Por Alexis Castañeda Pérez de Alejo
Han pasado ya varios días, pero solo ahora puedo anotar estas emociones. Ha muerto Rosita, así simplemente: Rosita, la querida vecina de El Mejunje, en Santa Clara. Nunca supimos su apellido, pero no hacía falta, la queríamos igual, siempre solidaria, cálida y comprometida.
Los habituales de este espacio, sus trabajadores todos, la fuimos entrañando, ya era parte de nuestro paisaje físico y espiritual, sentada en su sillita plegable, escogiendo siempre la orilla, el rincón menos visible, para no molestar el trascurrir artístico.
Las peñas de boleros y filin, los show de transformismo, la tenían como espectadora segura, más de una canción, un espectáculo, un homenaje se le dedicó. Nunca faltaron manos y corazones para acompañarla, ya tarde hasta su casa.
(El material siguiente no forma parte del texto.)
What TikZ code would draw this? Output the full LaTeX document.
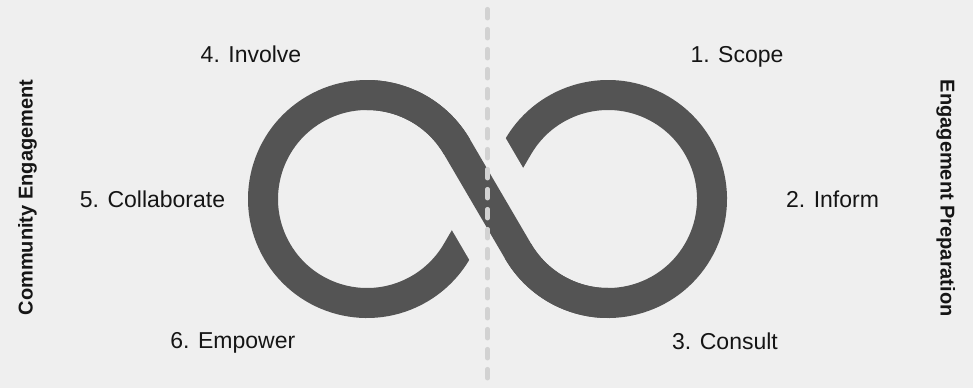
\documentclass[tikz,border=0pt]{standalone}
\usepackage{fontspec}
\setmainfont{Liberation Sans}
\definecolor{bgc}{HTML}{EFEFEF}
\definecolor{inkc}{HTML}{545454}
\definecolor{dashc}{HTML}{D2D2D2}
\definecolor{txtc}{HTML}{151515}
\begin{document}
\begin{tikzpicture}[x=1pt,y=1pt,
  band/.style={draw=inkc,line width=30pt,line cap=butt,line join=round},
  steplabel/.style={inner sep=0pt,anchor=base,text=txtc,font=\fontsize{23}{28}\selectfont},
  sidelabel/.style={inner sep=0pt,anchor=base,text=txtc,font=\fontsize{20}{24}\selectfont\bfseries},
  divider/.style={draw=dashc,line width=4.5pt,line cap=round,dash pattern=on 9pt off 11pt}]
\fill[bgc] (0,0) rectangle (973,-388);
\useasboundingbox (0,0) rectangle (973,-388);
\coordinate (O) at (487.5,-199);
\begin{scope}[shift={(O)}]
  % full infinity path
  \draw[band] (0,0) -- (30.75,52.53)
     arc[start angle=149.66,end angle=-149.66,radius=104]
     -- (0,0) -- (-30.75,52.53)
     arc[start angle=30.34,end angle=329.66,radius=104]
     -- cycle;
  % gap around the over-strand
  \begin{scope}[rotate=-59.66]
    \fill[bgc] (-60,-46.4) rectangle (60,46.4);
  \end{scope}
  % over-strand
  \draw[band] (120.5,-104) arc[start angle=-90,end angle=-149.66,radius=104]
     -- (-30.75,52.53)
     arc[start angle=30.34,end angle=90,radius=104];
\end{scope}
% dashed divider
\coordinate (dtop) at (487.5,-9.2);
\coordinate (dbot) at (487.5,-388);
\draw[divider] (dtop) -- (dbot);
% labels
\node[steplabel] (s4) at (251,-62.7) {4. Involve};
\node[steplabel] (s1) at (737,-62.7) {1. Scope};
\node[steplabel] (s5) at (152.5,-207.3) {5. Collaborate};
\node[steplabel] (s2) at (832.5,-207.3) {2. Inform};
\node[steplabel] (s3) at (725,-349.3) {3. Consult};
\node[steplabel] (s6) at (232.8,-348.7) {6. Empower};
\node[sidelabel,rotate=90] (ce) at (32.7,-197.5) {Community Engagement};
\node[sidelabel,rotate=-90] (ep) at (940.7,-198.3) {Engagement Preparation};
\end{tikzpicture}
\end{document}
Rosita, además, era una mujer como esas que tanto nos faltan, comprometida, combatiente, defensora de los más necesitados, los incomprendidos, los escacha’os —al decir de Teresita Fernández—; desprejuiciada e inclusiva. No faltó fecha histórica que no celebrara con su poder de convocatoria vecinal: una foto del mártir, una bandera, unas palabras patrióticas, aparecían es su casa.
Sé cuán difícil será para el bolerista José Vizcaíno cantar ahora cada lunes por la tarde sin notar la ausencia en aquel rinconcito debajo del flamboyán mejunjero. Los transformistas sentirán que un flanco se les ha quedado descubierto sin la mirada comprensiva y cariñosa que tanto los acompañó. Los que aquí trabajamos nos falta el aliento ante este vacío que ha quedado de improviso en nuestro patio.
Rosita no creía en dioses, pero estamos seguros de que una potestad poderosa la ha dejado de ronda perenne sobre nuestras suertes para insuflarnos sus inagotables ganas de hacer, y de ser, completamente buena.